In the third assignment of error, petitioners argue that the county erred in its application of the template test. Specifically, petitioners argue the test that the county used to find the center point of the subject property is unreliable and that the county therefore erred in using it. While there is no legal definition for how the center point must be established for purposes of the template test, and while the record contains the results from using three different center point methods, LUBA concludes that remand is necessary for the county to adopt findings explaining the basis for its test selection and address petitioners’ argument challenging that selection. The third assignment of error is therefore sustained.

The county’s decision conditioned its approval on a future determination of compliance with WCLDO Article 25, which contains wildfire standards. In the fourth assignment of error, petitioners argue the county erred in deferring a determination of compliance with these standards to a future proceeding that, unlike permit decisions, does not require notice and a hearing. Intervenor responds that, because these standards do not require interpretation or judgment, the county need not determine them in a proceeding that provides for public participation.
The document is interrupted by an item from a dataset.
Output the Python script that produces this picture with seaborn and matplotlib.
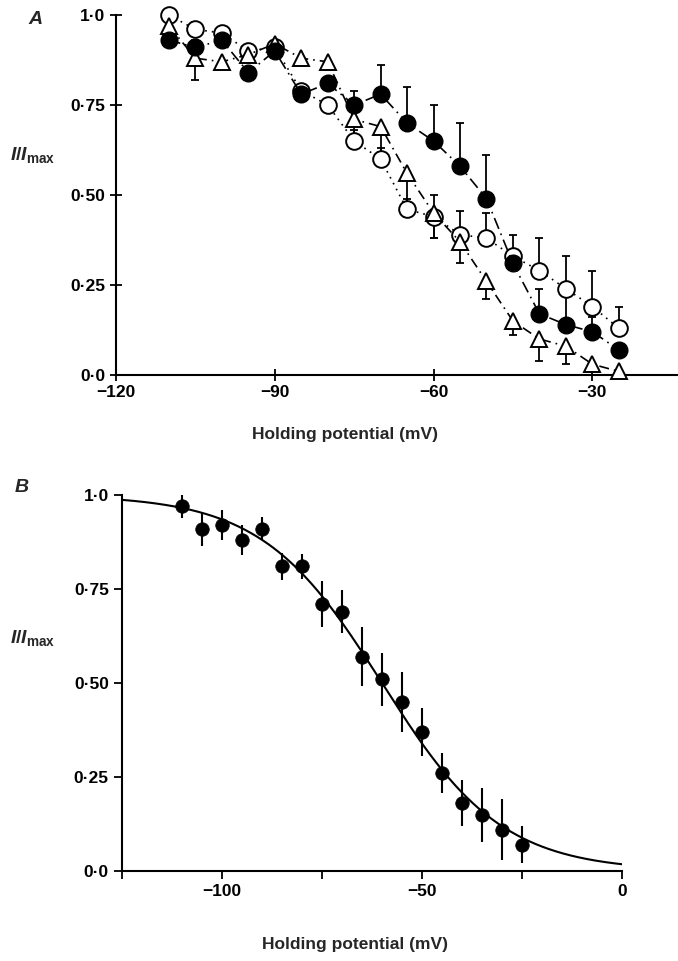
import matplotlib
matplotlib.use('Agg')
import matplotlib.pyplot as plt
import seaborn as sns
import numpy as np
import pandas as pd

# ---------------- data ----------------
# Panel A: holding potential (mV)
volts_A = [-110, -105, -100, -95, -90, -85, -80, -75, -70, -65, -60, -55, -50, -45, -40, -35, -30, -25]
filled_A = [0.93, 0.91, 0.93, 0.84, 0.90, 0.78, 0.81, 0.75, 0.78, 0.70, 0.65, 0.58, 0.49, 0.31, 0.17, 0.14, 0.12, 0.07]
filled_err_hi = [0.00, 0.02, 0.00, 0.00, 0.02, 0.02, 0.00, 0.04, 0.08, 0.10, 0.10, 0.12, 0.12, 0.08, 0.07, 0.10, 0.06, 0.00]
open_A = [1.00, 0.96, 0.95, 0.90, 0.91, 0.79, 0.75, 0.65, 0.60, 0.46, 0.44, 0.39, 0.38, 0.33, 0.29, 0.24, 0.19, 0.13]
open_err_hi = [0.00, 0.02, 0.00, 0.00, 0.00, 0.00, 0.00, 0.03, 0.03, 0.03, 0.06, 0.065, 0.07, 0.00, 0.09, 0.09, 0.10, 0.06]
open_err_lo = [0.00, 0.00, 0.00, 0.00, 0.00, 0.00, 0.00, 0.02, 0.02, 0.02, 0.06, 0.00, 0.00, 0.00, 0.00, 0.00, 0.03, 0.00]
tri_A = [0.97, 0.88, 0.87, 0.89, 0.92, 0.88, 0.87, 0.71, 0.69, 0.56, 0.45, 0.37, 0.26, 0.15, 0.10, 0.08, 0.03, 0.01]
tri_err_lo = [0.00, 0.06, 0.00, 0.00, 0.00, 0.01, 0.00, 0.06, 0.07, 0.09, 0.07, 0.06, 0.05, 0.04, 0.06, 0.05, 0.02, 0.00]

# Panel B
volts_B = [-110, -105, -100, -95, -90, -85, -80, -75, -70, -65, -60, -55, -50, -45, -40, -35, -30, -25]
mean_B = [0.97, 0.91, 0.92, 0.88, 0.91, 0.81, 0.81, 0.71, 0.69, 0.57, 0.51, 0.45, 0.37, 0.26, 0.18, 0.15, 0.11, 0.07]
err_B = [0.031, 0.045, 0.041, 0.040, 0.031, 0.035, 0.034, 0.062, 0.058, 0.078, 0.070, 0.080, 0.063, 0.053, 0.061, 0.072, 0.082, 0.049]
# Boltzmann fit parameters
V_half = -60.0
k_slope = 15.0

xticks_A = [-120, -90, -60, -30]
xticklabels_A = ['\u2212120', '\u221290', '\u221260', '\u221230']
xticks_B = [-125, -100, -75, -50, -25, 0]
xticklabels_B = ['', '\u2212100', '', '\u221250', '', '0']
yticks = [0.0, 0.25, 0.50, 0.75, 1.0]
yticklabels = ['0\u00b70', '0\u00b725', '0\u00b750', '0\u00b775', '1\u00b70']

# ---------------- style ----------------
sns.set_theme(style='ticks')
plt.rcParams['font.family'] = ['Liberation Sans', 'DejaVu Sans']
plt.rcParams['font.weight'] = 'bold'
plt.rcParams['mathtext.fontset'] = 'custom'
plt.rcParams['mathtext.it'] = 'Liberation Sans:italic:bold'
plt.rcParams['mathtext.bf'] = 'Liberation Sans:bold'
plt.rcParams['mathtext.rm'] = 'Liberation Sans:bold'

W, H = 678, 961
fig = plt.figure(figsize=(W / 100, H / 100), dpi=100)
fig.patch.set_facecolor('white')


def px_axes(l, t, r, b):
    return fig.add_axes([l / W, 1 - b / H, (r - l) / W, (b - t) / H])


def style_axes(ax, direction):
    for s in ['top', 'right']:
        ax.spines[s].set_visible(False)
    for s in ['left', 'bottom']:
        ax.spines[s].set_color('black')
        ax.spines[s].set_linewidth(1.5)
    ax.set_facecolor('white')
    ax.grid(False)
    ax.tick_params(direction=direction, length=8 if direction == 'inout' else 6,
                   width=1.3, color='black', labelsize=12.5, labelcolor='black')
    ax.set_yticks(yticks)
    ax.set_yticklabels(yticklabels, fontweight='bold')
    ax.set_ylim(0, 1)
    ax.set_xlabel('')
    ax.set_ylabel('')


# ---------------- Panel A ----------------
axA = px_axes(116, 15, 677, 375)
dfA = pd.DataFrame({'V': volts_A, 'filled': filled_A, 'open': open_A, 'tri': tri_A})

axA.errorbar(volts_A, filled_A, yerr=[np.zeros(len(volts_A)), filled_err_hi], fmt='none',
             ecolor='black', elinewidth=1.3, capsize=2.8, capthick=1.3, zorder=2, clip_on=False)
axA.errorbar(volts_A, open_A, yerr=[open_err_lo, open_err_hi], fmt='none',
             ecolor='black', elinewidth=1.3, capsize=2.8, capthick=1.3, zorder=2, clip_on=False)
axA.errorbar(volts_A, tri_A, yerr=[tri_err_lo, np.zeros(len(volts_A))], fmt='none',
             ecolor='black', elinewidth=1.3, capsize=2.8, capthick=1.3, zorder=2, clip_on=False)

sns.lineplot(data=dfA, x='V', y='open', ax=axA, color='black', linestyle=(0, (1, 3)), lw=1.2,
             marker='o', markersize=12, markerfacecolor='white', markeredgecolor='black',
             markeredgewidth=1.4, zorder=3, clip_on=False, errorbar=None)
sns.lineplot(data=dfA, x='V', y='tri', ax=axA, color='black', linestyle=(0, (6, 3, 1, 3)), lw=1.2,
             marker='^', markersize=12, markerfacecolor='white', markeredgecolor='black',
             markeredgewidth=1.4, zorder=4, clip_on=False, errorbar=None)
sns.lineplot(data=dfA, x='V', y='filled', ax=axA, color='black', linestyle=(0, (7, 3, 1, 3)), lw=1.2,
             marker='o', markersize=12, markerfacecolor='black', markeredgecolor='black',
             markeredgewidth=1.0, zorder=5, clip_on=False, errorbar=None)

axA.set_xlim(-120, -14)
style_axes(axA, 'inout')
axA.set_xticks(xticks_A)
axA.set_xticklabels(xticklabels_A, fontweight='bold')

# ---------------- Panel B ----------------
axB = px_axes(122, 495, 622, 871)
v_fit = np.linspace(-125, 0, 400)
dfFit = pd.DataFrame({'V': v_fit, 'I': 1.0 / (1.0 + np.exp((v_fit - V_half) / k_slope))})
sns.lineplot(data=dfFit, x='V', y='I', ax=axB, color='black', lw=1.5, zorder=3, errorbar=None)
axB.errorbar(volts_B, mean_B, yerr=err_B, fmt='none', ecolor='black', elinewidth=1.5,
             capsize=0, zorder=4)
dfB = pd.DataFrame({'V': volts_B, 'I': mean_B})
sns.scatterplot(data=dfB, x='V', y='I', ax=axB, color='black', s=95, edgecolor='black',
                linewidth=0.5, zorder=5)

axB.set_xlim(-125, 0)
style_axes(axB, 'out')
axB.set_xticks(xticks_B)
axB.set_xticklabels(xticklabels_B, fontweight='bold')

# ---------------- labels ----------------
fig.text(35 / W, 1 - 20 / H, 'A', fontsize=14, fontstyle='italic', fontweight='bold',
         ha='center', va='center')
fig.text(22 / W, 1 - 487 / H, 'B', fontsize=14, fontstyle='italic', fontweight='bold',
         ha='center', va='center')
for yc in (155, 638):
    fig.text(10 / W, 1 - yc / H, r'$\mathit{I}/\mathit{I}_{\mathbf{max}}$', fontsize=14,
             ha='left', va='center')
fig.text(345 / W, 1 - 435 / H, 'Holding potential (mV)', fontsize=12.5, fontweight='bold',
         ha='center', va='center')
fig.text(355 / W, 1 - 945 / H, 'Holding potential (mV)', fontsize=12.5, fontweight='bold',
         ha='center', va='center')

fig.savefig('out.png', dpi=100, facecolor='white')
LUBA agrees with petitioners that, just because some applicable approval criteria in a public proceeding do not require the exercise of interpretation or judgment, that does not mean the county may defer its review to a non-public proceeding. Remand is necessary for the county to clarify that its determination will be made in a proceeding that allows for public participation. The fourth assignment of error is therefore sustained, in part, and the county’s decision is REMANDED.